Beniaminkowie potrafią namieszać

26.03.20Utworzono
/uploads/assets/2269/Acana-Orzeł.jpg
18. kolejka Futsal Ekstraklasy może okazać się ostatnią - i obecna sytuacja w tabeli może być końcową. Gdyby tak się stało, wicemistrzem Polski zostałby beniaminek.

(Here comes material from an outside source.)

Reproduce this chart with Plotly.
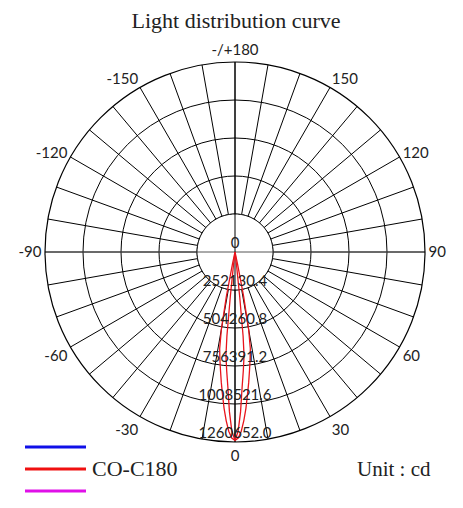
import plotly.graph_objects as go

# ---------------- data ----------------
ring_values = [252130.4, 504260.8, 756391.2, 1008521.6, 1260652.0]
ring_labels = ["252130.4", "504260.8", "756391.2", "1008521.6", "1260652.0"]
r_max = 1260652.0

angle_ticks = list(range(0, 360, 10))
angle_label_map = {0: "0", 30: "30", 60: "60", 90: "90", 120: "120", 150: "150",
                   180: "-/+180", 210: "-150", 240: "-120", 270: "-90", 300: "-60", 330: "-30"}
angle_labels = [angle_label_map.get(a, "") for a in angle_ticks]

# C0-C180 plane (wider lobe)
theta_c0 = [-13, -12, -11, -10, -9, -8, -7, -6, -5, -4, -3, -2, -1, 0,
            1, 2, 3, 4, 5, 6, 7, 8, 9, 10, 11, 12, 13]
cd_c0 = [0, 80000, 300000, 520000, 650000, 720000, 790000, 870000, 950000, 1040000, 1120000, 1190000, 1235000, 1250000,
         1235000, 1190000, 1120000, 1040000, 950000, 870000, 790000, 720000, 650000, 520000, 300000, 80000, 0]

# second plane (narrow lobe)
theta_c90 = [-7, -6.5, -6, -5.5, -5, -4, -3, -2, -1, 0, 1, 2, 3, 4, 5, 5.5, 6, 6.5, 7]
cd_c90 = [0, 100000, 300000, 560000, 690000, 790000, 900000, 1060000, 1190000, 1250000,
          1190000, 1060000, 900000, 790000, 690000, 560000, 300000, 100000, 0]

# ---------------- figure ----------------
OFF = 8                      # page body margin of the browser
W, H = 463 - OFF, 508 - OFF
L, T, D = 45 - OFF, 62 - OFF, 380  # plot area left, top, size (in figure px)
fig = go.Figure()

# white inner disk hiding spokes
circ_theta = list(range(0, 361, 2))
fig.add_trace(go.Scatterpolar(r=[ring_values[0]] * len(circ_theta), theta=circ_theta,
                              mode="lines", fill="toself", fillcolor="white",
                              line=dict(color="black", width=1), hoverinfo="skip", showlegend=False))
# axes through centre
fig.add_trace(go.Scatterpolar(r=[r_max, 0, r_max], theta=[90, 90, 270], mode="lines",
                              line=dict(color="#555555", width=1), hoverinfo="skip", showlegend=False))
fig.add_trace(go.Scatterpolar(r=[r_max, 0, r_max], theta=[0, 0, 180], mode="lines",
                              line=dict(color="black", width=1), hoverinfo="skip", showlegend=False))

# curves
fig.add_trace(go.Scatterpolar(r=cd_c0, theta=theta_c0, mode="lines",
                              line=dict(color="#e8141c", width=1.3), showlegend=False))
fig.add_trace(go.Scatterpolar(r=cd_c90, theta=theta_c90, mode="lines",
                              line=dict(color="#e8141c", width=1.3), showlegend=False))

# ring labels
fig.add_trace(go.Scatterpolar(r=[0] + ring_values, theta=[0] * (len(ring_values) + 1),
                              mode="text", text=["0"] + ring_labels, textposition="top center",
                              textfont=dict(family="Lato, sans-serif", size=15, color="#222222"),
                              hoverinfo="skip", showlegend=False))

fig.update_layout(
    width=W, height=H,
    margin=dict(l=L, r=W - L - D, t=T, b=H - T - D),
    paper_bgcolor="white", plot_bgcolor="white",
    showlegend=False,
    title=dict(text="Light distribution curve", x=(236 - OFF) / W, xref="container", xanchor="center",
               y=1 - (20 - OFF) / H, yref="container", yanchor="middle",
               font=dict(family="Liberation Serif, serif", size=22, color="#222222")),
    polar=dict(
        bgcolor="white",
        domain=dict(x=[0, 1], y=[0, 1]),
        angularaxis=dict(rotation=-90, direction="counterclockwise",
                         tickmode="array", tickvals=angle_ticks, ticktext=angle_labels,
                         ticks="", showline=True, linecolor="black", linewidth=1.2,
                         gridcolor="black", gridwidth=1,
                         tickfont=dict(family="Lato, sans-serif", size=15, color="#222222")),
        radialaxis=dict(range=[0, r_max], tickmode="array", tickvals=ring_values,
                        showticklabels=False, ticks="", showline=False,
                        gridcolor="black", gridwidth=1),
    ),
)

def px_x(x):
    return (x - OFF - L) / D

def px_y(y):
    return (T + D - (y - OFF)) / D

legend_colors = ["#1010e8", "#f01010", "#e010e8"]
legend_y = [447, 469, 491]
for c, yy in zip(legend_colors, legend_y):
    fig.add_shape(type="line", xref="paper", yref="paper",
                  x0=px_x(25), x1=px_x(86), y0=px_y(yy), y1=px_y(yy),
                  line=dict(color=c, width=3))

fig.add_annotation(text="CO-C180", xref="paper", yref="paper", x=px_x(90), y=px_y(469),
                   xanchor="left", yanchor="middle", showarrow=False,
                   font=dict(family="Liberation Serif, serif", size=22, color="#222222"))
fig.add_annotation(text="Unit : cd", xref="paper", yref="paper", x=px_x(433), y=px_y(469),
                   xanchor="right", yanchor="middle", showarrow=False,
                   font=dict(family="Liberation Serif, serif", size=21, color="#222222"))

fig.write_html("out.html")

Takie sytuacje zdarzają się bardzo rzadko. Constract Lubawa, który w poprzednim sezonie awansował do Futsal Ekstraklasya po barażach - a wcześniej w barażach przegrywał - może być pierwszą po Rekordzie Bielsko-Biała siłą futsalową w kraju.

 

Przed taką szansą był po 18. kolejce poprzednich rozgrywek zespół Acany Orła Jelcz-Laskowice - także zajmował drugie miejsce w tabeli. Ostatecznie skończył tuż za podium, na czwartej pozycji.

 

Tak znakomita postawa beniaminków to jednak oczywiście rzadkość. Trzeba jednak zaznaczyć, że pozostali nowicjusze nie byli tylko chłopcami do bicia.

 

W czterech ostatnich sezonach mieliśmy 10 beniaminków. Jeżeli teraz Gwiazda Ruda Śląska opuści Futsal Ekstraklasa, będzie trzecim z dziesięciu, który pożegna się z najwyższą klasą rozgrywkową.

 

Poza Constractem oraz Acaną Orłem oraz trzema spadkowiczami - trzej pozostali beniaminkowie w poprzednich rozgrywkach (Red Devils Chojnice, Słoneczny Stok Białystok oraz AZS UG Gdańsk) kończyli rozgrywki na 9-10 miejscu. Dla gdańszczan 10 pozycja oznaczała baraże, po których pozostali w ekstraklasie. Teraz dziewiąty jest GSF Gliwice, a jedenasty GI Malepszy Leszno.

 

W sumie: los beniaminków w czterech ostatnich sezonach nie był i nie jest najgorszy.